SA Bugzilla – Bug 6123
Add "tflags exponential" to allow increasing score for multiple hits
Last modified: 2019-07-30 09:22:21 UTC
"tflags multiple" is very useful, but it would be nice to be able to add a greater penalty the more times a given match is repeated. I suggest "tflags exponential" as a variant of "tflags multiple". Setting this flag would cause the overall score to be changed by (rule_score * rule_hits_so_far), as opposed to (rule_score * 1) as for the basic "multiple" scoring. (I know it's not truly exponential scoring...)
In that case I would suggest calling it tflag multiply, not tflag exponential. Personally, I don't think it's a outright bad idea, but I don't see a whole lot of value in it. Perhaps I just need some examples of how it's really useful. In my thinking, it might be useful for implementing rules with small scores that don't hurt nonspam, but add up enough to mean something with repeated hits. However I just can't think of an example where the spread of hit count would be sufficiently large. ie: I can think of cases where spam might have 3 matches, and nonspam only 1, but that's not really a big enough spread. IMO, you'd need something with close to a factor of 10 difference between the typical nonspam hits and typical spam hits. Do you have some example ideas for rules, and spam messages that this would affect? I ask largely because it's my impression that while implementing this would not horribly difficult, it also would not be trivial. However implementing support for it in the perceptron so it can be used in the base ruleset would be down right complicated. It should also be noted that has been suggested numerous times in the past, and nobody's presented a decent case to convince someone to implement it yet. That's not to say it's a bad idea, but it's one that clearly needs a reason, not just a simple "this would be useful".
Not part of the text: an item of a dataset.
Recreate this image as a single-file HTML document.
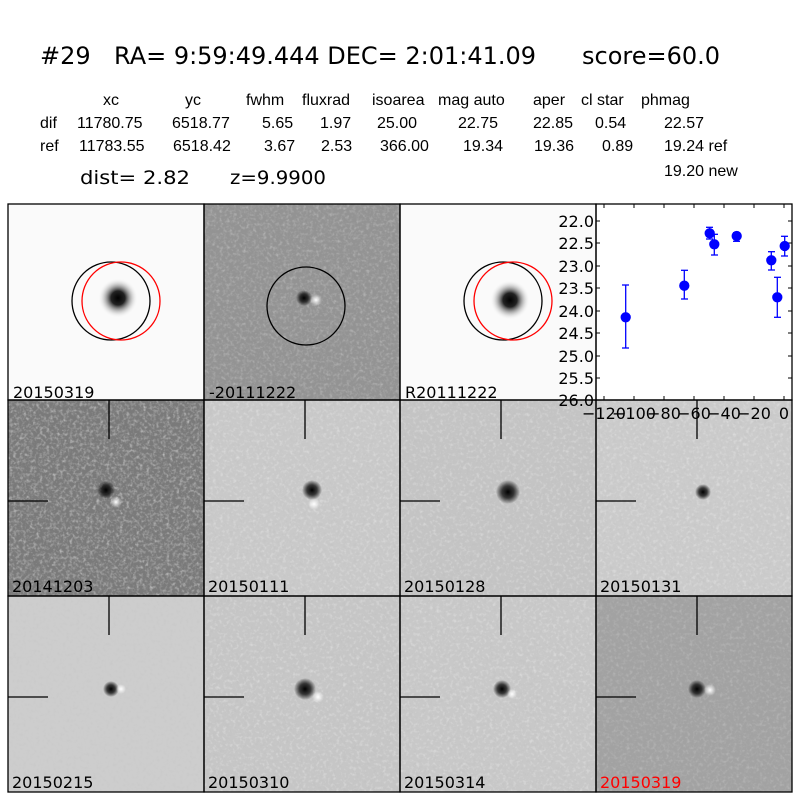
<!DOCTYPE html>
<html><head><meta charset="utf-8"><style>
html,body{margin:0;padding:0;background:#fff;}
svg{display:block;font-family:"Liberation Sans","DejaVu Sans",sans-serif;}
.dv{font-family:"DejaVu Sans",sans-serif;}
</style></head><body>
<svg width="800" height="800" viewBox="0 0 800 800" xmlns="http://www.w3.org/2000/svg">
<defs>
<filter id="n" x="0" y="0" width="100%" height="100%">
<feTurbulence type="fractalNoise" baseFrequency="0.3" numOctaves="2" seed="3"/>
<feColorMatrix type="matrix" values="0 0 0 0 0.5  0 0 0 0 0.5  0 0 0 0 0.5  1.6 0 0 0 -0.8"/>
</filter>
<filter id="n2" x="0" y="0" width="100%" height="100%">
<feTurbulence type="fractalNoise" baseFrequency="0.3" numOctaves="2" seed="7"/>
<feColorMatrix type="matrix" values="0 0 0 0 1  0 0 0 0 1  0 0 0 0 1  1.6 0 0 0 -0.8"/>
</filter>
<radialGradient id="blob"><stop offset="0" stop-color="#000"/><stop offset="0.35" stop-color="#222"/><stop offset="1" stop-color="#fff" stop-opacity="0"/></radialGradient>
<radialGradient id="dot"><stop offset="0" stop-color="#000"/><stop offset="0.5" stop-color="#111" stop-opacity="0.8"/><stop offset="1" stop-color="#000" stop-opacity="0"/></radialGradient>
<radialGradient id="wdot"><stop offset="0" stop-color="#fff"/><stop offset="1" stop-color="#fff" stop-opacity="0"/></radialGradient>
</defs>
<g font-size="24" fill="#000" class="dv">
<text x="40" y="64">#29</text>
<text x="114" y="64" textLength="422" lengthAdjust="spacingAndGlyphs">RA= 9:59:49.444 DEC= 2:01:41.09</text>
<text x="582" y="64" textLength="138" lengthAdjust="spacingAndGlyphs">score=60.0</text>
</g>
<g font-size="16" fill="#000">
<text x="103" y="105">xc</text><text x="185" y="105">yc</text><text x="246" y="105">fwhm</text><text x="302" y="105">fluxrad</text><text x="372" y="105">isoarea</text><text x="438" y="105">mag auto</text><text x="533" y="105">aper</text><text x="581" y="105">cl star</text><text x="641" y="105">phmag</text>
<text x="40" y="128">dif</text><text x="77" y="128">11780.75</text><text x="172" y="128">6518.77</text><text x="262" y="128">5.65</text><text x="320" y="128">1.97</text><text x="377" y="128">25.00</text><text x="458" y="128">22.75</text><text x="533" y="128">22.85</text><text x="595" y="128">0.54</text><text x="664" y="128">22.57</text>
<text x="40" y="151">ref</text><text x="79" y="151">11783.55</text><text x="173" y="151">6518.42</text><text x="264" y="151">3.67</text><text x="321" y="151">2.53</text><text x="380" y="151">366.00</text><text x="463" y="151">19.34</text><text x="534" y="151">19.36</text><text x="602" y="151">0.89</text><text x="664" y="151">19.24 ref</text>
<text x="664" y="176">19.20 new</text>
<text x="80" y="184" font-size="19" class="dv" textLength="110" lengthAdjust="spacingAndGlyphs">dist=  2.82</text><text x="230" y="184" font-size="19" class="dv" textLength="96" lengthAdjust="spacingAndGlyphs">z=9.9900</text>
</g>
<!-- row1 -->
<rect x="8" y="204" width="196" height="196" fill="#fafafa"/>
<circle cx="118" cy="298" r="20" fill="url(#blob)"/>
<circle cx="111" cy="301" r="39" fill="none" stroke="#000" stroke-width="1.3"/>
<circle cx="121" cy="301" r="39" fill="none" stroke="#f00" stroke-width="1.3"/>
<rect x="204" y="204" width="196" height="196" fill="#939393"/>
<rect x="204" y="204" width="196" height="196" filter="url(#n)" opacity="0.6"/>
<rect x="204" y="204" width="196" height="196" filter="url(#n2)" opacity="0.4"/>
<circle cx="304" cy="298" r="8" fill="url(#dot)"/><circle cx="316" cy="300" r="6" fill="url(#wdot)"/>
<circle cx="306" cy="306" r="39" fill="none" stroke="#000" stroke-width="1.3"/>
<rect x="400" y="204" width="196" height="196" fill="#fafafa"/>
<circle cx="510" cy="300" r="20" fill="url(#blob)"/>
<circle cx="503" cy="301" r="39" fill="none" stroke="#000" stroke-width="1.3"/>
<circle cx="513" cy="301" r="39" fill="none" stroke="#f00" stroke-width="1.3"/>
<rect x="596" y="204" width="196" height="196" fill="#fff"/>
<!-- row2 -->
<rect x="8" y="400" width="196" height="196" fill="#7a7a7a"/>
<rect x="8" y="400" width="196" height="196" filter="url(#n)"/>
<rect x="8" y="400" width="196" height="196" filter="url(#n2)" opacity="0.6"/>
<rect x="204" y="400" width="196" height="196" fill="#c9c9c9"/>
<rect x="204" y="400" width="196" height="196" filter="url(#n)" opacity="0.5"/>
<rect x="204" y="400" width="196" height="196" filter="url(#n2)" opacity="0.5"/>
<rect x="400" y="400" width="196" height="196" fill="#c4c4c4"/>
<rect x="400" y="400" width="196" height="196" filter="url(#n)" opacity="0.5"/>
<rect x="400" y="400" width="196" height="196" filter="url(#n2)" opacity="0.5"/>
<rect x="596" y="400" width="196" height="196" fill="#cbcbcb"/>
<rect x="596" y="400" width="196" height="196" filter="url(#n)" opacity="0.5"/>
<rect x="596" y="400" width="196" height="196" filter="url(#n2)" opacity="0.5"/>
<!-- row3 -->
<rect x="8" y="596" width="196" height="196" fill="#cdcdcd"/>
<rect x="8" y="596" width="196" height="196" filter="url(#n)" opacity="0.35"/>
<rect x="204" y="596" width="196" height="196" fill="#c6c6c6"/>
<rect x="204" y="596" width="196" height="196" filter="url(#n)" opacity="0.5"/>
<rect x="204" y="596" width="196" height="196" filter="url(#n2)" opacity="0.5"/>
<rect x="400" y="596" width="196" height="196" fill="#c8c8c8"/>
<rect x="400" y="596" width="196" height="196" filter="url(#n)" opacity="0.5"/>
<rect x="400" y="596" width="196" height="196" filter="url(#n2)" opacity="0.5"/>
<rect x="596" y="596" width="196" height="196" fill="#a2a2a2"/>
<rect x="596" y="596" width="196" height="196" filter="url(#n)" opacity="0.4"/>
<rect x="596" y="596" width="196" height="196" filter="url(#n2)" opacity="0.3"/>
<g>
<circle cx="106" cy="490" r="9" fill="url(#dot)"/><circle cx="116" cy="502" r="6" fill="url(#wdot)"/>
<circle cx="312" cy="490" r="10" fill="url(#dot)"/><circle cx="314" cy="504" r="6" fill="url(#wdot)"/>
<circle cx="508" cy="492" r="12" fill="url(#dot)"/>
<circle cx="703" cy="492" r="8" fill="url(#dot)"/>
<circle cx="111" cy="689" r="8" fill="url(#dot)"/><circle cx="121" cy="689" r="5" fill="url(#wdot)"/>
<circle cx="305" cy="689" r="11" fill="url(#dot)"/><circle cx="318" cy="697" r="6" fill="url(#wdot)"/>
<circle cx="502" cy="689" r="9" fill="url(#dot)"/><circle cx="512" cy="694" r="5" fill="url(#wdot)"/>
<circle cx="697" cy="689" r="9" fill="url(#dot)"/><circle cx="710" cy="690" r="6" fill="url(#wdot)"/>
</g>
<!-- crosshairs -->
<g stroke="#000" stroke-width="1.3">
<line x1="109" y1="400" x2="109" y2="439"/><line x1="8" y1="501" x2="48" y2="501"/>
<line x1="305" y1="400" x2="305" y2="439"/><line x1="204" y1="501" x2="244" y2="501"/>
<line x1="501" y1="400" x2="501" y2="439"/><line x1="400" y1="501" x2="440" y2="501"/>
<line x1="697" y1="400" x2="697" y2="439"/><line x1="596" y1="501" x2="636" y2="501"/>
<line x1="109" y1="596" x2="109" y2="635"/><line x1="8" y1="697" x2="48" y2="697"/>
<line x1="305" y1="596" x2="305" y2="635"/><line x1="204" y1="697" x2="244" y2="697"/>
<line x1="501" y1="596" x2="501" y2="635"/><line x1="400" y1="697" x2="440" y2="697"/>
<line x1="697" y1="596" x2="697" y2="635"/><line x1="596" y1="697" x2="636" y2="697"/>
</g>
<!-- panel borders -->
<g fill="none" stroke="#000" stroke-width="1.3">
<rect x="8" y="204" width="196" height="196"/><rect x="204" y="204" width="196" height="196"/><rect x="400" y="204" width="196" height="196"/>
<rect x="8" y="400" width="196" height="196"/><rect x="204" y="400" width="196" height="196"/><rect x="400" y="400" width="196" height="196"/><rect x="596" y="400" width="196" height="196"/>
<rect x="8" y="596" width="196" height="196"/><rect x="204" y="596" width="196" height="196"/><rect x="400" y="596" width="196" height="196"/><rect x="596" y="596" width="196" height="196"/>
</g>
<g font-size="16" class="dv">
<text x="13" y="398">20150319</text><text x="209" y="398">-20111222</text><text x="405" y="398">R20111222</text>
<text x="12" y="592">20141203</text><text x="208" y="592">20150111</text><text x="404" y="592">20150128</text><text x="600" y="592">20150131</text>
<text x="12" y="788">20150215</text><text x="208" y="788">20150310</text><text x="404" y="788">20150314</text><text x="600" y="788" fill="#f00">20150319</text>
</g>
<!-- plot -->
<g stroke="#000" stroke-width="1">
<rect x="596" y="204" width="196" height="196" fill="none" stroke-width="1.3"/>
<line x1="596" y1="221" x2="600" y2="221"/><line x1="596" y1="243" x2="600" y2="243"/><line x1="596" y1="266" x2="600" y2="266"/><line x1="596" y1="288" x2="600" y2="288"/><line x1="596" y1="311" x2="600" y2="311"/><line x1="596" y1="333" x2="600" y2="333"/><line x1="596" y1="356" x2="600" y2="356"/><line x1="596" y1="378" x2="600" y2="378"/>
<line x1="792" y1="221" x2="788" y2="221"/><line x1="792" y1="243" x2="788" y2="243"/><line x1="792" y1="266" x2="788" y2="266"/><line x1="792" y1="288" x2="788" y2="288"/><line x1="792" y1="311" x2="788" y2="311"/><line x1="792" y1="333" x2="788" y2="333"/><line x1="792" y1="356" x2="788" y2="356"/><line x1="792" y1="378" x2="788" y2="378"/>
<line x1="604" y1="400" x2="604" y2="396"/><line x1="634" y1="400" x2="634" y2="396"/><line x1="664" y1="400" x2="664" y2="396"/><line x1="694" y1="400" x2="694" y2="396"/><line x1="724" y1="400" x2="724" y2="396"/><line x1="754" y1="400" x2="754" y2="396"/><line x1="784" y1="400" x2="784" y2="396"/>
<line x1="604" y1="204" x2="604" y2="208"/><line x1="634" y1="204" x2="634" y2="208"/><line x1="664" y1="204" x2="664" y2="208"/><line x1="694" y1="204" x2="694" y2="208"/><line x1="724" y1="204" x2="724" y2="208"/><line x1="754" y1="204" x2="754" y2="208"/><line x1="784" y1="204" x2="784" y2="208"/>
</g>
<g font-size="16" text-anchor="end" class="dv">
<text x="594" y="227">22.0</text><text x="594" y="249">22.5</text><text x="594" y="272">23.0</text><text x="594" y="294">23.5</text><text x="594" y="317">24.0</text><text x="594" y="339">24.5</text><text x="594" y="362">25.0</text><text x="594" y="384">25.5</text><text x="594" y="406">26.0</text>
</g>
<g font-size="16" text-anchor="middle" class="dv">
<text x="604" y="419">−120</text><text x="634" y="419">−100</text><text x="664" y="419">−80</text><text x="694" y="419">−60</text><text x="724" y="419">−40</text><text x="754" y="419">−20</text><text x="784" y="419">0</text>
</g>
<g stroke="#00f" stroke-width="1.3" fill="#00f">
<line x1="625.7" y1="285" x2="625.7" y2="348"/><line x1="622" y1="285" x2="629" y2="285"/><line x1="622" y1="348" x2="629" y2="348"/><circle cx="625.7" cy="317.3" r="4.5"/>
<line x1="684.3" y1="270.3" x2="684.3" y2="299"/><line x1="681" y1="270.3" x2="688" y2="270.3"/><line x1="681" y1="299" x2="688" y2="299"/><circle cx="684.3" cy="285.7" r="4.5"/>
<line x1="709.7" y1="227.3" x2="709.7" y2="239"/><line x1="706" y1="227.3" x2="713" y2="227.3"/><line x1="706" y1="239" x2="713" y2="239"/><circle cx="709.7" cy="233.3" r="4.5"/>
<line x1="714.3" y1="234.3" x2="714.3" y2="255"/><line x1="711" y1="234.3" x2="718" y2="234.3"/><line x1="711" y1="255" x2="718" y2="255"/><circle cx="714.3" cy="244.3" r="4.5"/>
<line x1="736.7" y1="232.7" x2="736.7" y2="241.3"/><line x1="733" y1="232.7" x2="740" y2="232.7"/><line x1="733" y1="241.3" x2="740" y2="241.3"/><circle cx="736.7" cy="236" r="4.5"/>
<line x1="771.3" y1="251.7" x2="771.3" y2="270"/><line x1="768" y1="251.7" x2="775" y2="251.7"/><line x1="768" y1="270" x2="775" y2="270"/><circle cx="771.3" cy="260.3" r="4.5"/>
<line x1="777.3" y1="277.3" x2="777.3" y2="317.3"/><line x1="774" y1="277.3" x2="781" y2="277.3"/><line x1="774" y1="317.3" x2="781" y2="317.3"/><circle cx="777.3" cy="297.3" r="4.5"/>
<line x1="784.7" y1="236.3" x2="784.7" y2="256"/><line x1="781" y1="236.3" x2="788" y2="236.3"/><line x1="781" y1="256" x2="788" y2="256"/><circle cx="784.7" cy="246" r="4.5"/>
</g>
</svg>
</body></html>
While this probably can be useful in some cases, it makes it really easy for the user to shoot his own foot. The problem is with carefully evaluating how many hits can be considered ok-ish, and where to raise the score beyond all thresholds -- and to craft scores matching that. If this would be implemented, I guess I'd prefer something like the procmail weighted scoring technique, which would cover this -- as well as the currently existing ones as special cases x=0 (plain rule) and x=1 (tflags multiple). More of a gut feeling, though, didn't think it through properly yet. ;) As for the name, tflags multiply is a no-go IMHO. This needs some better distinction from multiple than a single char change. Matt, can you point us at a previous discussion? On list, or bugzilla? Anyway, regarding the challenge to come up with an example, the following flexible and easy to grok rules' stub is about what you need to beat. Doesn't it pretty much do what you intend? tflags __FOO multiple meta FOO ( __FOO ) score FOO 0.2 meta FOO_4 ( __FOO >= 4 ) score FOO_4 1.0 meta FOO_8 ( __FOO >= 8 ) score FOO_8 2.5
I think we've implemented similar features in the past using eval rules, btw. It'd be easy to do it with an eval-rule plugin, too. But Karsten's 'tflags multiple' rules are even easier to understand...
The example I have in mind is "fill in the form" stuff in frauds and phishes. The more name/address/phone/gender/whatever blanks the spam has for the victim to fill in, the more points I'd like to assign. 6-8 blanks should score much higher than 1 or 2. Karsten's metas are certainly a workaround, but to my mind it'd be a lot easier to say: SCORE 0.15 TFLAGS exponential than figure out a set of metarules. This would also keep the total number of rules down. I hadn't intended this to be used very often, or to be incorporated into the perceptron. I also thought implementation would be pretty easy; I'll poke around and see if that is indeed the case.
Granted, this could result in shorter and more concise rules. A problem I see, however, is the potentially indefinite growth. Next thing that will be requested is a per rule tflags exponential_max_score with a value, to prevent the rule from single-handedly pushing the score above some high cut-off threshold. Like it has been often requested for FuzzyOCR. Yes, this also applies to tflags multiple, to a lesser extent. ;) Which seems to exclusively be used in a counting fashion like my example above, rather than in a real multiple scoring fashion. At least I don't recall ever seeing it, since the backhair rule-set. (Which, frankly, was almost as unsightly to watch in the status and report header as what it targeted. ;)
This can easily be done in a plugin, in fact I had the code half written when Firefox decided it didn't want to play well with others and now I'm too busy to re-write. I think it would be better to just promote that method for folks and put it up on the wiki. All the tools are there, its just a matter of someone putting it together. FYI, my solution did not involve tflags.
Closing old stale bug. I see no reason to bloat code for rare cases which can simply be handled with metas.